The program’s first work was a trio sonata by Corelli, the Roman composer known for his sweet melodies and clear, defined bass lines. The sparkling last Allegro allowed the recorder, in the hands of Ms. Blaker, to demonstrate abundant facility and instrumental mastery. Cello and harpsichord provided sensitive support to the upper voices. The next piece was by Giovanni Battista Fontana (1589?-1630?), the earliest composition on the program. Fontana, along with the better known Frescobaldi, was a Venetian composer writing pieces in the “stilo moderno” (modern style) which was in vogue in the years after 1600.

This style influenced composers for the next hundred years, and one of its characteristics was, rather than having each movement separated by a pause, which later sonatas exhibited, one movement ran seamlessly into the next. The last note of the Adagio segment would be the first note of the next Allegro. These works involve brilliant flashes of ornamentation, and the whole piece was meant to sound like an improvisation. Ms. Blaker used a soprano recorder which was a copy of an instrument appropriate to the period. Passionate extended notes at the beginning, echoed by harpsichord and cello, were followed by virtuosic runs, requiring intense and expressive articulation among the three players. A quick dance in 6/8 suddenly appears out of an Adagio to end the piece with great energy.

Hanneke van Proosdij demonstrated her virtuosity with a captivating work for solo harpsichord by Joseph Hector Fiocco (1703-1741). She began in the low register using the pungent lute stop, letting the right hand enter later in the louder, more singing “regular” register, creating a moving duet between bass and treble. Ms. van Proosdij is not only known as a harpsichordist, but also a performer on the recorder. Her own vermillion scarlet Dutch made harpsichord provided a fitting setting for the Ensemble Vermillian.

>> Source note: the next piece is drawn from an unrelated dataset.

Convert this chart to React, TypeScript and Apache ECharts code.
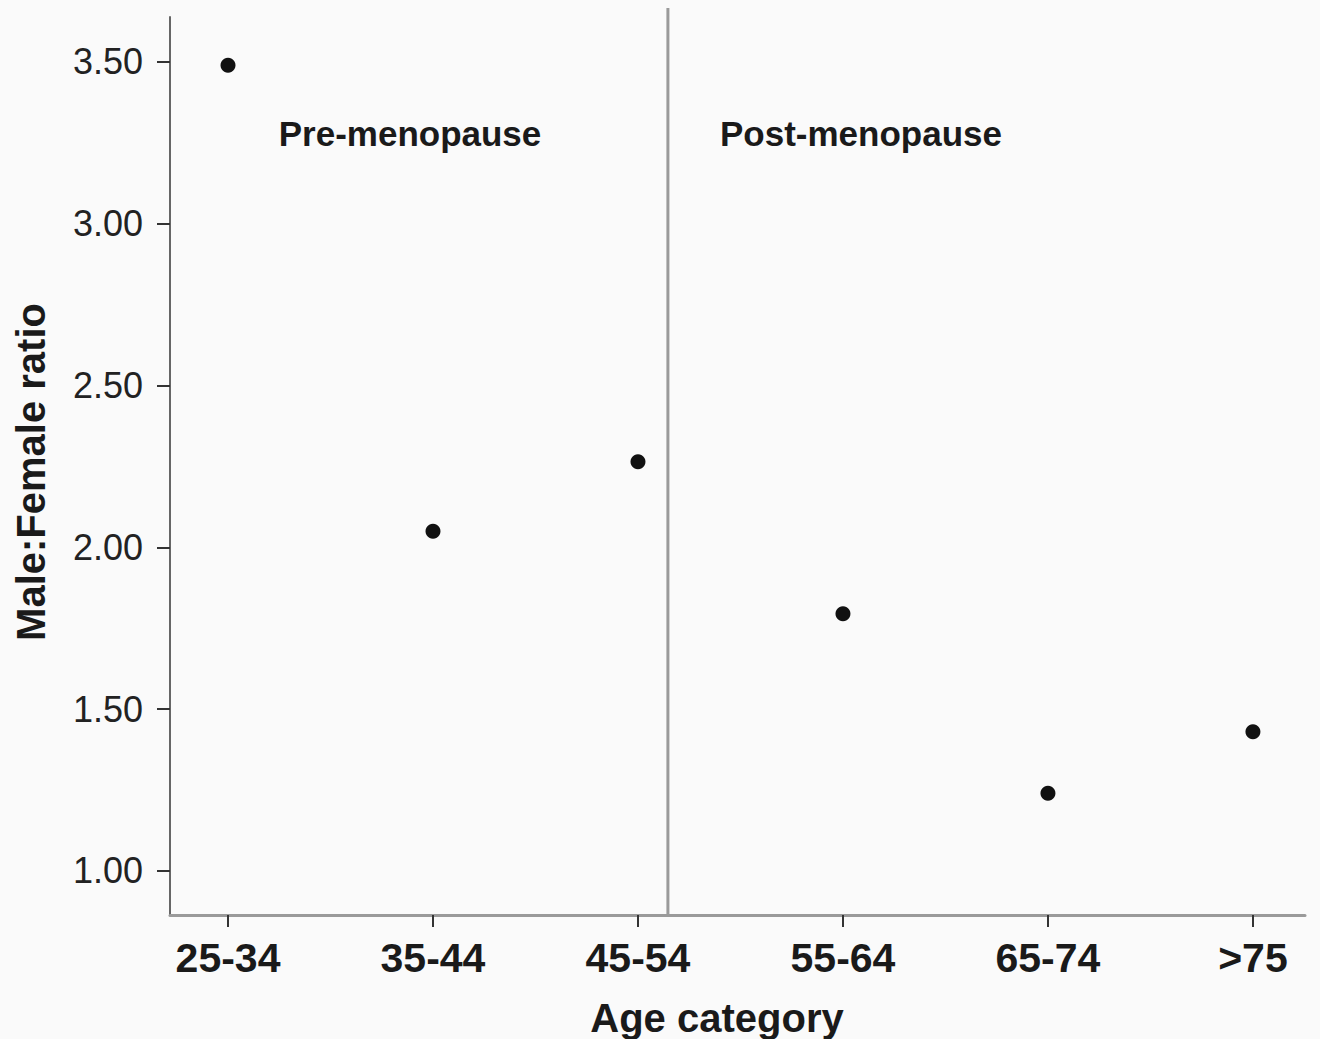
import React, { useEffect, useRef } from "react";
import * as echarts from "echarts";

const categories = ["25-34", "35-44", "45-54", "55-64", "65-74", ">75"];
const ratios = [3.49, 2.05, 2.265, 1.795, 1.24, 1.43];
const yTicks = [1.0, 1.5, 2.0, 2.5, 3.0, 3.5];
const menopauseSplit = 2.146;
const periodLabels = ["Pre-menopause", "Post-menopause"];
const xTitle = "Age category";
const yTitle = "Male:Female ratio";

const FONT = '"Liberation Sans", Arial, Helvetica, sans-serif';

export default function App() {
  const ref = useRef<HTMLDivElement>(null);
  useEffect(() => {
    document.body.style.margin = "0";
    const chart = echarts.init(ref.current!, undefined, { renderer: "svg" });
    const yMin = 0.864;
    const yMax = 3.639;
    chart.setOption({
      animation: false,
      backgroundColor: "#fafafa",
      grid: { left: 170, right: 15, top: 17, bottom: 124 },
      xAxis: {
        type: "value",
        min: -0.283,
        max: 5.254,
        splitLine: { show: false },
        axisLine: { show: true, onZero: false, lineStyle: { color: "#9a9a9a", width: 3 } },
        axisTick: {
          show: true,
          customValues: categories.map((_, i) => i),
          length: 12,
          lineStyle: { color: "#333", width: 2 },
        },
        axisLabel: {
          customValues: categories.map((_, i) => i),
          formatter: (v: number) => categories[Math.round(v)] ?? "",
          fontFamily: FONT,
          fontSize: 41,
          fontWeight: "bold",
          color: "#1a1a1a",
          margin: 22,
        },
      },
      yAxis: {
        type: "value",
        min: yMin,
        max: yMax,
        splitLine: { show: false },
        axisLine: { show: true, onZero: false, lineStyle: { color: "#666", width: 2 } },
        axisTick: {
          show: true,
          customValues: yTicks,
          length: 13,
          lineStyle: { color: "#333", width: 2 },
        },
        axisLabel: {
          customValues: yTicks,
          formatter: (v: number) => v.toFixed(2),
          fontFamily: FONT,
          fontSize: 36,
          color: "#222",
          margin: 27,
        },
      },
      series: [
        {
          type: "line",
          data: [
            [menopauseSplit, yMin],
            [menopauseSplit, 3.667],
          ],
          clip: false,
          symbol: "none",
          lineStyle: { color: "#9a9a9a", width: 3 },
          silent: true,
          z: 1,
        },
        {
          type: "scatter",
          data: ratios.map((v, i) => [i, v]),
          symbol: "circle",
          symbolSize: 15,
          itemStyle: { color: "#111", opacity: 1 },
          z: 3,
        },
      ],
      graphic: [
        {
          type: "text",
          x: 410,
          y: 133,
          style: {
            text: periodLabels[0],
            font: `bold 35px ${FONT}`,
            fill: "#1a1a1a",
            align: "center",
            verticalAlign: "middle",
          },
        },
        {
          type: "text",
          x: 861,
          y: 133,
          style: {
            text: periodLabels[1],
            font: `bold 35px ${FONT}`,
            fill: "#1a1a1a",
            align: "center",
            verticalAlign: "middle",
          },
        },
        {
          type: "text",
          x: 717,
          y: 1018,
          style: {
            text: xTitle,
            font: `bold 40px ${FONT}`,
            fill: "#1a1a1a",
            align: "center",
            verticalAlign: "middle",
          },
        },
        {
          type: "text",
          x: 31,
          y: 472,
          rotation: Math.PI / 2,
          style: {
            text: yTitle,
            font: `bold 40px ${FONT}`,
            fill: "#1a1a1a",
            align: "center",
            verticalAlign: "middle",
          },
        },
      ],
    });
    return () => chart.dispose();
  }, []);
  return (
    <div
      ref={ref}
      style={{ position: "absolute", left: 0, top: 0, width: 1320, height: 1039 }}
    />
  );
}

David Wilson exhibited a passionate style in performing the “Sonata Quarta” by Johann Heinrich Schmelzer (c.1620-1680). Mr. Wilson mentioned that Schmelzer was one of the great violinists of his generation, and related to the audience that this work “showed how much fun it is to play the violin.” The harpsichord and cello began with an absolutely simple ground bass of four descending notes, over and over, as Mr. Wilson “vamped” over the four notes in a series of brilliant variations.

The program ended with Buxtehude, where the recorder and violin were able to show their mettle in long solo passages with harpsichord and cello, all merging together into a rich ensemble sound.